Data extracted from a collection
--- start ---

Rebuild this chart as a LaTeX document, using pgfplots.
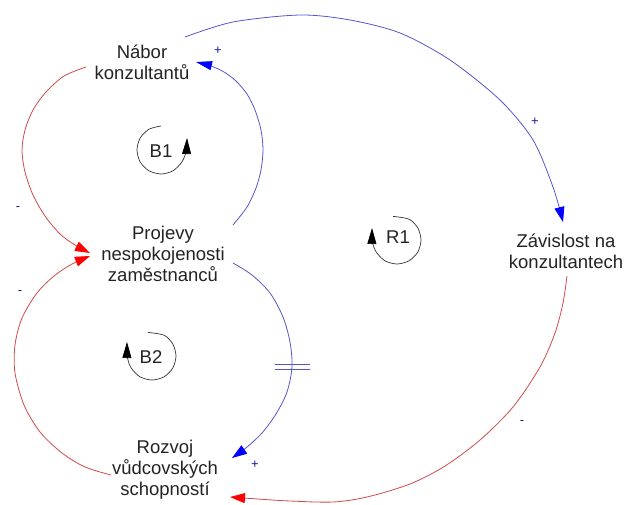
\documentclass[border=0pt]{standalone}
\usepackage{pgfplots}
\pgfplotsset{compat=1.18}
\usepackage{fontspec}
\setmainfont{Liberation Sans}
\usetikzlibrary{arrows.meta}
\definecolor{lblue}{RGB}{85,85,205}
\definecolor{lred}{RGB}{205,75,75}
\definecolor{navy}{RGB}{25,25,150}
\definecolor{txt}{RGB}{35,35,35}
\begin{document}
\begin{tikzpicture}
\begin{axis}[width=628pt,height=504pt,scale only axis,
  xmin=0,xmax=628,ymin=0,ymax=504,y dir=reverse,hide axis,clip=false]
\path (rel axis cs:0,0) rectangle (rel axis cs:1,1);
% links
\addplot[lblue,line width=0.8pt,smooth,mark=none,-{Triangle[length=16pt,width=9pt,color=blue]}]
  coordinates {(233,225) (247,207) (256,188) (261,170) (263,150) (261,130) (255,110) (247,94) (236,81) (224,72) (211,66) (196,62)};
\addplot[lred,line width=0.8pt,smooth,mark=none,-{Triangle[length=15pt,width=10pt,color=red]}]
  coordinates {(86,67) (64,76) (46,92) (33,110) (25,130) (22,150) (25,172) (33,195) (45,216) (60,234) (75,245) (90,253)};
\addplot[lred,line width=0.8pt,smooth,mark=none,-{Triangle[length=15pt,width=10pt,color=red]}]
  coordinates {(111,475) (85,467) (62,453) (40,432) (24,405) (15,373) (15,345) (22,318) (37,293) (54,276) (72,264) (90,256)};
\addplot[lblue,line width=0.8pt,smooth,mark=none,-{Triangle[length=15pt,width=10pt,color=blue]}]
  coordinates {(233,263) (252,275) (270,293) (283,317) (290,342) (292,367) (287,392) (276,414) (262,433) (247,447) (232,458)};
\addplot[lblue,line width=0.8pt,smooth,mark=none,-{Triangle[length=15pt,width=10pt,color=blue]}]
  coordinates {(185,37) (233,22) (300,15) (350,20) (400,33) (450,60) (500,100) (533,140) (553,187) (563,222)};
\addplot[lred,line width=0.8pt,smooth,mark=none,-{Triangle[length=15pt,width=10pt,color=red]}]
  coordinates {(567,276) (563,303) (555,333) (540,367) (513,407) (480,440) (445,466) (410,484) (367,497) (333,502) (290,501) (258,499) (230,497)};
% delay mark
\addplot[lblue,line width=0.8pt,mark=none] coordinates {(275,364) (310,364)};
\addplot[lblue,line width=0.8pt,mark=none] coordinates {(275,369) (310,369)};
% loop markers
\addplot[black!80,line width=0.7pt,smooth,mark=none,-{Triangle[length=16pt,width=9pt,color=black]}]
  coordinates {(161,126) (149,129.2) (140.2,138) (137,150) (140.2,162) (149,170.8) (161,174) (173,170.8) (181.8,162) (186,152) (187,138)};
\addplot[black!80,line width=0.7pt,smooth,mark=none,-{Triangle[length=16pt,width=9pt,color=black]}]
  coordinates {(393.2,216.4) (409,219.2) (417.8,228) (421,240) (417.8,252) (409,260.8) (397,264) (385,260.8) (376.2,252) (372.5,242) (372,228)};
\addplot[black!80,line width=0.7pt,smooth,mark=none,-{Triangle[length=16pt,width=9pt,color=black]}]
  coordinates {(147.8,332.4) (164,335.2) (172.8,344) (176,356) (172.8,368) (164,376.8) (152,380) (140,376.8) (131.2,368) (127.5,358) (127,342)};
% texts
\begin{scope}[every node/.style={font=\fontsize{18.5}{21}\selectfont,align=center,text=txt}]
\node at (axis cs:142,62) {Nábor\\konzultantů};
\node at (axis cs:163,254) {Projevy\\nespokojenosti\\zaměstnanců};
\node at (axis cs:566,251) {Závislost na\\konzultantech};
\node at (axis cs:165,470) {Rozvoj\\vůdcovských\\schopností};
\node at (axis cs:161,151) {B1};
\node at (axis cs:398,237) {R1};
\node at (axis cs:151,357) {B2};
\end{scope}
\begin{scope}[every node/.style={font=\fontsize{13}{15}\selectfont,text=navy}]
\node at (axis cs:218,51) {+};
\node at (axis cs:18,209) {-};
\node at (axis cs:535,122) {+};
\node at (axis cs:20,293) {-};
\node at (axis cs:255,465) {+};
\node at (axis cs:522,423) {-};
\end{scope}
\end{axis}
\end{tikzpicture}
\end{document}
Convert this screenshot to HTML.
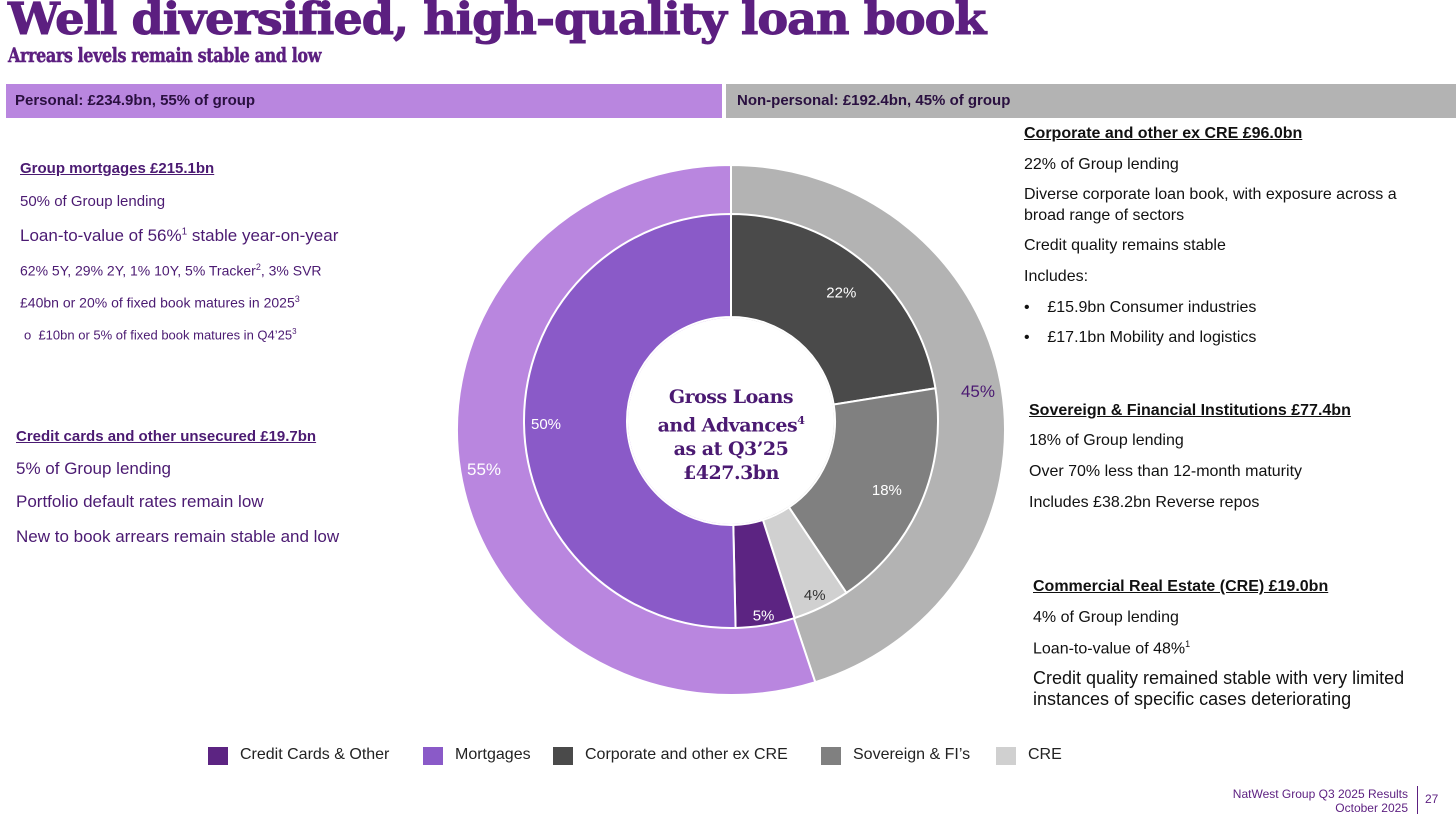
<!DOCTYPE html>
<html><head><meta charset="utf-8">
<style>
body{margin:0;width:1456px;height:819px;background:#fff;position:relative;overflow:hidden;font-family:"Liberation Sans",sans-serif;}
.a{position:absolute;white-space:nowrap;}
.p{color:#4b1a72;}
.k{color:#111;}
h1{position:absolute;left:8px;top:-6px;margin:0;font:900 44px "DejaVu Serif",serif;color:#5c1f80;letter-spacing:-1px;transform-origin:0 0;transform:scaleX(1.05);-webkit-text-stroke:1px #5c1f80;}
h2{position:absolute;left:8px;top:43px;margin:0;font:bold 20px "DejaVu Serif",serif;color:#5c1f80;letter-spacing:-0.5px;transform-origin:0 0;transform:scaleX(0.8);-webkit-text-stroke:0.5px #5c1f80;}
.u{text-decoration:underline;font-weight:bold;}
.k .a{font-size:16px;}
.k .a.big{font-size:18px;}
</style></head><body>
<h1>Well diversified, high-quality loan book</h1>
<h2>Arrears levels remain stable and low</h2>
<div class="a" style="left:6px;top:84px;width:716px;height:34px;background:#b986df;"><span style="position:absolute;left:9px;top:8px;font-size:15px;font-weight:bold;color:#2a1040">Personal: £234.9bn, 55% of group</span></div>
<div class="a" style="left:726px;top:84px;width:730px;height:34px;background:#b3b3b3;"><span style="position:absolute;left:11px;top:8px;font-size:15px;font-weight:bold;color:#2a1040">Non-personal: £192.4bn, 45% of group</span></div>

<div class="p">
<div class="a u" style="left:20px;top:160px;font-size:15px">Group mortgages £215.1bn</div>
<div class="a" style="left:20px;top:193px;font-size:15px">50% of Group lending</div>
<div class="a" style="left:20px;top:226px;font-size:17px">Loan-to-value of 56%<sup style="font-size:10px">1</sup> stable year-on-year</div>
<div class="a" style="left:20px;top:262px;font-size:14px">62% 5Y, 29% 2Y, 1% 10Y, 5% Tracker<sup style="font-size:9px">2</sup>, 3% SVR</div>
<div class="a" style="left:20px;top:294px;font-size:14px">£40bn or 20% of fixed book matures in 2025<sup style="font-size:9px">3</sup></div>
<div class="a" style="left:24px;top:327px;font-size:13px">o&nbsp; £10bn or 5% of fixed book matures in Q4’25<sup style="font-size:8px">3</sup></div>
<div class="a u" style="left:16px;top:428px;font-size:15px">Credit cards and other unsecured £19.7bn</div>
<div class="a" style="left:16px;top:459px;font-size:17px">5% of Group lending</div>
<div class="a" style="left:16px;top:492px;font-size:17px">Portfolio default rates remain low</div>
<div class="a" style="left:16px;top:527px;font-size:17px">New to book arrears remain stable and low</div>
</div>

<div class="k">
<div class="a u" style="left:1024px;top:125px">Corporate and other ex CRE £96.0bn</div>
<div class="a" style="left:1024px;top:156px">22% of Group lending</div>
<div class="a" style="left:1024px;top:186px">Diverse corporate loan book, with exposure across a</div>
<div class="a" style="left:1024px;top:207px">broad range of sectors</div>
<div class="a" style="left:1024px;top:237px">Credit quality remains stable</div>
<div class="a" style="left:1024px;top:268px">Includes:</div>
<div class="a" style="left:1024px;top:299px">•&nbsp;&nbsp;&nbsp; £15.9bn Consumer industries</div>
<div class="a" style="left:1024px;top:329px">•&nbsp;&nbsp;&nbsp; £17.1bn Mobility and logistics</div>
<div class="a u" style="left:1029px;top:402px">Sovereign &amp; Financial Institutions £77.4bn</div>
<div class="a" style="left:1029px;top:432px">18% of Group lending</div>
<div class="a" style="left:1029px;top:463px">Over 70% less than 12-month maturity</div>
<div class="a" style="left:1029px;top:494px">Includes £38.2bn Reverse repos</div>
<div class="a u" style="left:1033px;top:578px">Commercial Real Estate (CRE) £19.0bn</div>
<div class="a" style="left:1033px;top:609px">4% of Group lending</div>
<div class="a" style="left:1033px;top:639px">Loan-to-value of 48%<sup style="font-size:9px">1</sup></div>
<div class="a big" style="left:1033px;top:668px">Credit quality remained stable with very limited</div>
<div class="a big" style="left:1033px;top:689px">instances of specific cases deteriorating</div>
</div>

<svg id="chart" width="1456" height="819" style="position:absolute;left:0;top:0"></svg>

<div class="a" style="left:631px;top:385px;width:200px;text-align:center;font:bold 19px/24px 'DejaVu Serif',serif;color:#4b1a72;letter-spacing:-0.5px">Gross Loans<br>and Advances<sup style="font-size:11px">4</sup><br>as at Q3’25<br>£427.3bn</div>

<div>
<div class="a" style="left:208px;top:747px;width:20px;height:18px;background:#5c2482"></div><div class="a" style="left:240px;top:746px;font-size:16px;color:#222">Credit Cards &amp; Other</div>
<div class="a" style="left:423px;top:747px;width:20px;height:18px;background:#8a5ac8"></div><div class="a" style="left:455px;top:746px;font-size:16px;color:#222">Mortgages</div>
<div class="a" style="left:553px;top:747px;width:20px;height:18px;background:#4a4a4a"></div><div class="a" style="left:585px;top:746px;font-size:16px;color:#222">Corporate and other ex CRE</div>
<div class="a" style="left:821px;top:747px;width:20px;height:18px;background:#808080"></div><div class="a" style="left:853px;top:746px;font-size:16px;color:#222">Sovereign &amp; FI’s</div>
<div class="a" style="left:996px;top:747px;width:20px;height:18px;background:#d0d0d0"></div><div class="a" style="left:1028px;top:746px;font-size:16px;color:#222">CRE</div>
</div>

<div class="a" style="right:48px;top:787px;text-align:right;font-size:12px;line-height:14px;color:#5c1f80">NatWest Group Q3 2025 Results<br>October 2025</div>
<div class="a" style="left:1417px;top:786px;width:1px;height:28px;background:#5c1f80"></div>
<div class="a" style="left:1425px;top:792px;font-size:12px;color:#5c1f80">27</div>

<script>
const outerCats=["Non-personal","Personal"];
const outerVals=[192.4,234.9];
const outerLabels=["45%","55%"];
const innerCats=["Corporate and other ex CRE","Sovereign & FI's","CRE","Credit Cards & Other","Mortgages"];
const innerVals=[96.0,77.4,19.0,19.7,215.1];
const innerLabels=["22%","18%","4%","5%","50%"];
const outerColors=["#b3b3b3","#b986df"];
const innerColors=["#4a4a4a","#808080","#d0d0d0","#5c2482","#8a5ac8"];
const innerTextColors=["#fff","#fff","#333","#fff","#fff"];
const NS="http://www.w3.org/2000/svg";
const svg=document.getElementById('chart');
function pt(cx,cy,rx,ry,a){return [cx+rx*Math.sin(a),cy-ry*Math.cos(a)];}
function arc(cx,cy,rx,ry,r0x,r0y,a0,a1){
 const L=(a1-a0)>Math.PI?1:0;
 const p0=pt(cx,cy,rx,ry,a0),p1=pt(cx,cy,rx,ry,a1),q1=pt(cx,cy,r0x,r0y,a1),q0=pt(cx,cy,r0x,r0y,a0);
 if(r0x<=0) return `M${cx},${cy}L${p0}A${rx},${ry} 0 ${L} 1 ${p1}Z`;
 return `M${p0}A${rx},${ry} 0 ${L} 1 ${p1}L${q1}A${r0x},${r0y} 0 ${L} 0 ${q0}Z`;
}
function ring(vals,colors,cx,cy,rx,ry,r0,name,labels,lr,tc,fs){
 const tot=vals.reduce((a,b)=>a+b,0);let a=0;
 vals.forEach((v,i)=>{
  const a1=a+v/tot*2*Math.PI;
  const p=document.createElementNS(NS,'path');
  p.setAttribute('d',arc(cx,cy,rx,ry,r0,r0,a,a1));
  p.setAttribute('fill',colors[i]);p.setAttribute('stroke','#fff');p.setAttribute('stroke-width','2');
  
  
  svg.appendChild(p);
  const m=(a+a1)/2;const lp=pt(cx,cy,lr[i],lr[i],m);
  const t=document.createElementNS(NS,'text');
  t.setAttribute('x',lp[0]);t.setAttribute('y',lp[1]+6);t.setAttribute('text-anchor','middle');
  t.setAttribute('font-family','Liberation Sans, sans-serif');t.setAttribute('font-size',fs);t.setAttribute('fill',tc[i]);
  t.textContent=labels[i];
  
  
  svg.appendChild(t);
  a=a1;
 });
}
ring(outerVals,outerColors,731,430,274,265,0,'outer-ring',outerLabels,[250,250],["#4b1a72","#fff"],'17');
ring(innerVals,innerColors,731,421,207,207,104,'inner-ring',innerLabels,[170,170,192,196,185],innerTextColors,'15');
const c=document.createElementNS(NS,'circle');
c.setAttribute('cx',731);c.setAttribute('cy',421);c.setAttribute('r',103);c.setAttribute('fill','#fff');


svg.appendChild(c);
</script>
</body></html>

--- end ---

- **Aim**
Establish how many lines of the material above hold the word "chart". Nothing but the count should be returned.

- **Written solution**
3